[Records contained in a dataset]
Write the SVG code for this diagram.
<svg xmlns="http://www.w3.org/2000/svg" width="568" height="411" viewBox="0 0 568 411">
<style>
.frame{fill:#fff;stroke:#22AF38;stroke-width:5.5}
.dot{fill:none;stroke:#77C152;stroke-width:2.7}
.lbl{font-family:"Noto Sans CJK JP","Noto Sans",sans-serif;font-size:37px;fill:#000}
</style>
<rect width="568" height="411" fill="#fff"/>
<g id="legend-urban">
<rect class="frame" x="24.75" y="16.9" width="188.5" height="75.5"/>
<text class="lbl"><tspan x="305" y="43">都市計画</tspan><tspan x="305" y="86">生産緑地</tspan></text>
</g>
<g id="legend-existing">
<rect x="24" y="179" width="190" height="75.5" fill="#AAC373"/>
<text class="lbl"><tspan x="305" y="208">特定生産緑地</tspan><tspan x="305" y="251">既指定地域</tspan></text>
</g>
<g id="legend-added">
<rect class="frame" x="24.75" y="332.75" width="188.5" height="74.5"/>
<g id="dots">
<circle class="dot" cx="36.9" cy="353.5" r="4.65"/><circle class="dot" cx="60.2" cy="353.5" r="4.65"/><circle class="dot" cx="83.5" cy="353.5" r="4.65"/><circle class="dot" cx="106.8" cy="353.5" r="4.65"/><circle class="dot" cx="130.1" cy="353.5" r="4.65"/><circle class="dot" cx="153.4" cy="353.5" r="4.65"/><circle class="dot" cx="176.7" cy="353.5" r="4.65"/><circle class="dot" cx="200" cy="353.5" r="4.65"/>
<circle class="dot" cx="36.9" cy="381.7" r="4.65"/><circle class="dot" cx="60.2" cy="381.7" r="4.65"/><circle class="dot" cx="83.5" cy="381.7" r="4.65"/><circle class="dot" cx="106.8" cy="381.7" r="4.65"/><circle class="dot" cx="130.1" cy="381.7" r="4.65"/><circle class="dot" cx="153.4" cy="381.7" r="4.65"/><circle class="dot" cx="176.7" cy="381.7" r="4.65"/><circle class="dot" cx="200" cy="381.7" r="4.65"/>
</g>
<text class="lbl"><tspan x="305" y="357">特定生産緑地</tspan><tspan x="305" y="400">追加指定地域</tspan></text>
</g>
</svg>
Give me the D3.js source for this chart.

WHAT YOU HAVE TO DO. Using the data above, print every record exactly as shown.

RESULT.
Write the SVG code for this diagram.
<svg xmlns="http://www.w3.org/2000/svg" width="568" height="411" viewBox="0 0 568 411">
<style>
.frame{fill:#fff;stroke:#22AF38;stroke-width:5.5}
.dot{fill:none;stroke:#77C152;stroke-width:2.7}
.lbl{font-family:"Noto Sans CJK JP","Noto Sans",sans-serif;font-size:37px;fill:#000}
</style>
<rect width="568" height="411" fill="#fff"/>
<g id="legend-urban">
<rect class="frame" x="24.75" y="16.9" width="188.5" height="75.5"/>
<text class="lbl"><tspan x="305" y="43">都市計画</tspan><tspan x="305" y="86">生産緑地</tspan></text>
</g>
<g id="legend-existing">
<rect x="24" y="179" width="190" height="75.5" fill="#AAC373"/>
<text class="lbl"><tspan x="305" y="208">特定生産緑地</tspan><tspan x="305" y="251">既指定地域</tspan></text>
</g>
<g id="legend-added">
<rect class="frame" x="24.75" y="332.75" width="188.5" height="74.5"/>
<g id="dots">
<circle class="dot" cx="36.9" cy="353.5" r="4.65"/><circle class="dot" cx="60.2" cy="353.5" r="4.65"/><circle class="dot" cx="83.5" cy="353.5" r="4.65"/><circle class="dot" cx="106.8" cy="353.5" r="4.65"/><circle class="dot" cx="130.1" cy="353.5" r="4.65"/><circle class="dot" cx="153.4" cy="353.5" r="4.65"/><circle class="dot" cx="176.7" cy="353.5" r="4.65"/><circle class="dot" cx="200" cy="353.5" r="4.65"/>
<circle class="dot" cx="36.9" cy="381.7" r="4.65"/><circle class="dot" cx="60.2" cy="381.7" r="4.65"/><circle class="dot" cx="83.5" cy="381.7" r="4.65"/><circle class="dot" cx="106.8" cy="381.7" r="4.65"/><circle class="dot" cx="130.1" cy="381.7" r="4.65"/><circle class="dot" cx="153.4" cy="381.7" r="4.65"/><circle class="dot" cx="176.7" cy="381.7" r="4.65"/><circle class="dot" cx="200" cy="381.7" r="4.65"/>
</g>
<text class="lbl"><tspan x="305" y="357">特定生産緑地</tspan><tspan x="305" y="400">追加指定地域</tspan></text>
</g>
</svg>
Give me the D3.js source for this chart.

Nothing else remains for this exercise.